## START Source data
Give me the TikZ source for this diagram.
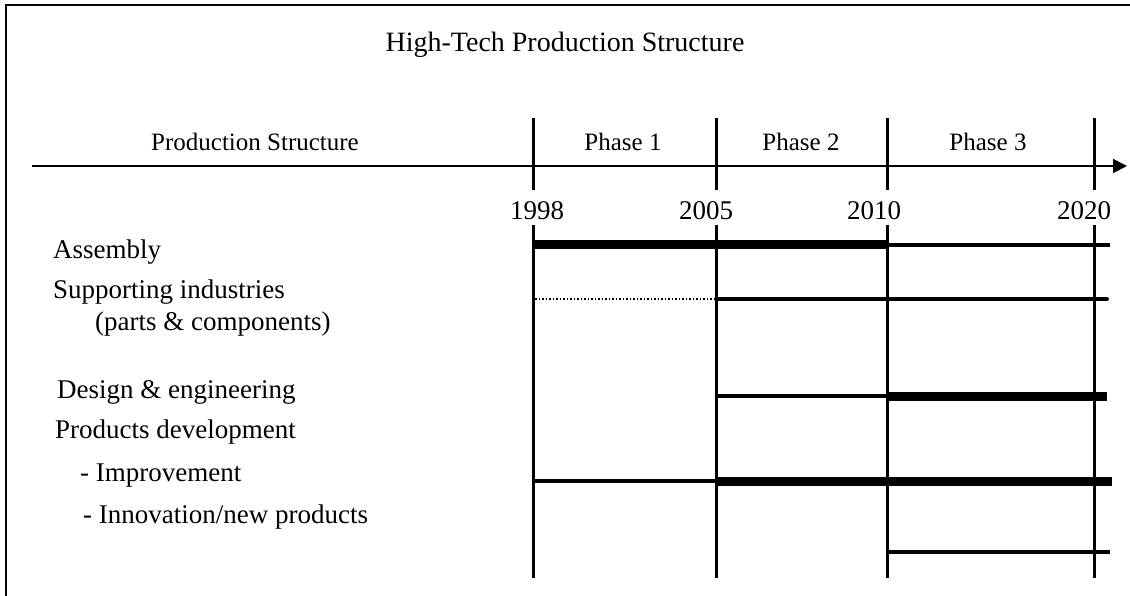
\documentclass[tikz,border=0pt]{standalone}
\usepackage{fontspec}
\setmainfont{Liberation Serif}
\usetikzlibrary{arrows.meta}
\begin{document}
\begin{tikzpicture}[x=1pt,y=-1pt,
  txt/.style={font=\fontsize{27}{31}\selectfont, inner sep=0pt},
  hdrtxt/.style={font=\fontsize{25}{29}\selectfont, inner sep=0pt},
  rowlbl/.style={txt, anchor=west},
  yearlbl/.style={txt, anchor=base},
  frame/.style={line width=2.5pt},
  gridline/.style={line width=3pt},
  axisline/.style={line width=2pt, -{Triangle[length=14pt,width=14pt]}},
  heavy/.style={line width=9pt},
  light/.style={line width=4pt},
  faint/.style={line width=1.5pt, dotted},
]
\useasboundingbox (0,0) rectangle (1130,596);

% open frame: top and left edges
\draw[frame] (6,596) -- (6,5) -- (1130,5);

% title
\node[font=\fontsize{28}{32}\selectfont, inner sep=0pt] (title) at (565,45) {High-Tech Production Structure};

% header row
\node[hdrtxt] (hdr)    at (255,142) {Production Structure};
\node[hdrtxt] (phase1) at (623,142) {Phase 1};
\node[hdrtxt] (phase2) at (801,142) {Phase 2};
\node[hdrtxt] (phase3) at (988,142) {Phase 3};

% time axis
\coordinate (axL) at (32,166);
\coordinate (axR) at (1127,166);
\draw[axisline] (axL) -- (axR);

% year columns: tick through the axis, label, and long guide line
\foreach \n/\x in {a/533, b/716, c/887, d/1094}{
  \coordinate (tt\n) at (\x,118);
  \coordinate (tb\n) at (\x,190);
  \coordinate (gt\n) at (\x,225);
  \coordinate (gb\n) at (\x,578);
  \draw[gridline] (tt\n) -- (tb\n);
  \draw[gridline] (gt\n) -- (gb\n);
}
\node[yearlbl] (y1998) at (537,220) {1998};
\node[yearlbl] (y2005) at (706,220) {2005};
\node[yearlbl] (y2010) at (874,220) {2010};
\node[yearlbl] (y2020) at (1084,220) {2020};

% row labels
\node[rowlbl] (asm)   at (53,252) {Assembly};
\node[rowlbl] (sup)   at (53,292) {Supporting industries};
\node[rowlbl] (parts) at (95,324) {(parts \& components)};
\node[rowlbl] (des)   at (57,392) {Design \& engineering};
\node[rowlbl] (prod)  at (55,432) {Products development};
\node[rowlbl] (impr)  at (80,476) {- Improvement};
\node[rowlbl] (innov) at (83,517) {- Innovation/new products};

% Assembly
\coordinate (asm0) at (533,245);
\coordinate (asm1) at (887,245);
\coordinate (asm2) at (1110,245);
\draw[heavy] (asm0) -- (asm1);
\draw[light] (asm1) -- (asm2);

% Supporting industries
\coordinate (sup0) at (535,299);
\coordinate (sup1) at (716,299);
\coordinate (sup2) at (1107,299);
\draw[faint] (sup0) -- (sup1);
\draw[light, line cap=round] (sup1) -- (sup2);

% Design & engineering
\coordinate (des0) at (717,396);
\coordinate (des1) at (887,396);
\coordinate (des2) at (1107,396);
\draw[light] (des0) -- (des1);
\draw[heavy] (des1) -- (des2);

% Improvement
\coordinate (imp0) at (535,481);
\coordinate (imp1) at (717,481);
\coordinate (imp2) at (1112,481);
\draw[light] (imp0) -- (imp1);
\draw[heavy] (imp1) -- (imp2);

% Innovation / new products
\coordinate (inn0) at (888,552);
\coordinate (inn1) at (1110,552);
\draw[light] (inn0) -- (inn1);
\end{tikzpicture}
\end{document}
## END Source data
• Work instructions: Please repeat exactly the data above from its first line to the line that contains "(phase3) at (988,142)", inclusive, and leave every picture out.

• The response:
Give me the TikZ source for this diagram.
\documentclass[tikz,border=0pt]{standalone}
\usepackage{fontspec}
\setmainfont{Liberation Serif}
\usetikzlibrary{arrows.meta}
\begin{document}
\begin{tikzpicture}[x=1pt,y=-1pt,
  txt/.style={font=\fontsize{27}{31}\selectfont, inner sep=0pt},
  hdrtxt/.style={font=\fontsize{25}{29}\selectfont, inner sep=0pt},
  rowlbl/.style={txt, anchor=west},
  yearlbl/.style={txt, anchor=base},
  frame/.style={line width=2.5pt},
  gridline/.style={line width=3pt},
  axisline/.style={line width=2pt, -{Triangle[length=14pt,width=14pt]}},
  heavy/.style={line width=9pt},
  light/.style={line width=4pt},
  faint/.style={line width=1.5pt, dotted},
]
\useasboundingbox (0,0) rectangle (1130,596);

% open frame: top and left edges
\draw[frame] (6,596) -- (6,5) -- (1130,5);

% title
\node[font=\fontsize{28}{32}\selectfont, inner sep=0pt] (title) at (565,45) {High-Tech Production Structure};

% header row
\node[hdrtxt] (hdr)    at (255,142) {Production Structure};
\node[hdrtxt] (phase1) at (623,142) {Phase 1};
\node[hdrtxt] (phase2) at (801,142) {Phase 2};
\node[hdrtxt] (phase3) at (988,142) {Phase 3};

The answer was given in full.